A significant portion of the Australian thermal and coking coal industry is losing money at current prices,” said Xstrata in a statement.

“There is a risk that the increase in royalties could result in production cutbacks in marginal operations. As a consequence, estimates of how much additional royalty revenue will be raised may be optimistic.”

Who will pay?

It is not clear who will end up paying for the rise in royalty rates, since the Federal Labor government has pledged to reimburse the major miners for any hike in state royalties under its Minerals Resource Rent Tax (MRRT).

In retaliation, Treasurer Wayne Swan has threatened to claw back the money from Queensland by cutting federal grants for infrastructure investment in the state.

The Labor government had been counting on its mining tax raising A$13 billion over its first four years, but that looks ambitious now given spot iron ore prices are down 30 per cent since early July.

Queensland’s A$293 billion economy continues to pay the price of devastating floods in 2010/11, but is also suffering from weak property tax revenues and a slide in tourism due to the strong Australian dollar.

In a belt-tightening first budget, the state government announced about 14,000 public sector job losses in an effort to save A$3.7 billion and return to surplus by 2013/14, a year earlier than previously projected.

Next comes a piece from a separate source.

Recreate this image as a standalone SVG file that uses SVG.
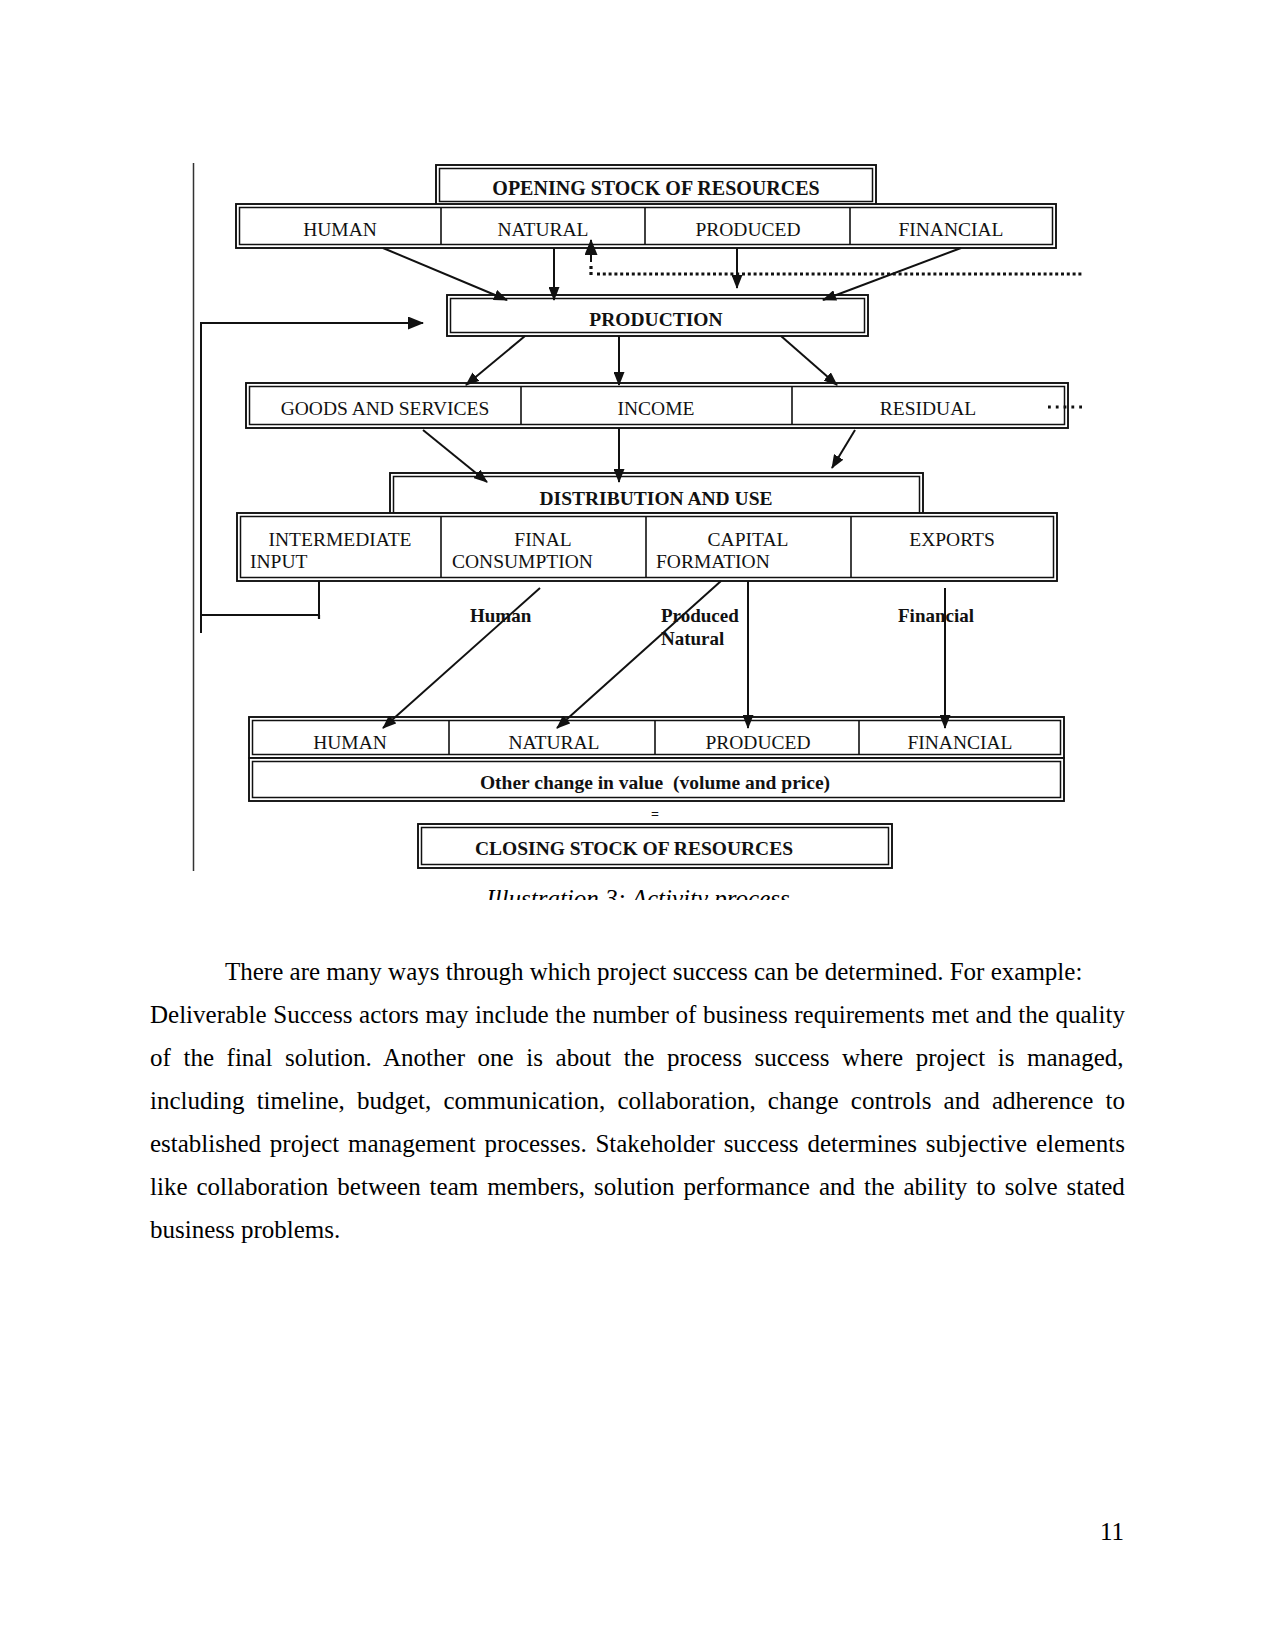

The need for fiscal rigour was highlighted earlier on Tuesday, when Moody’s cut the credit rating on the state of South Australia, blaming persistent deficits and mounting debt.

The one-notch downgrade left South Australia level with Queensland at Aa1, though that is still the second-highest rating Moody’s can give a borrower.

Seeking to regain the coveted triple-A status, Queensland’s government aims to stabilise the state’s debt around A$83 billion by 2015/16.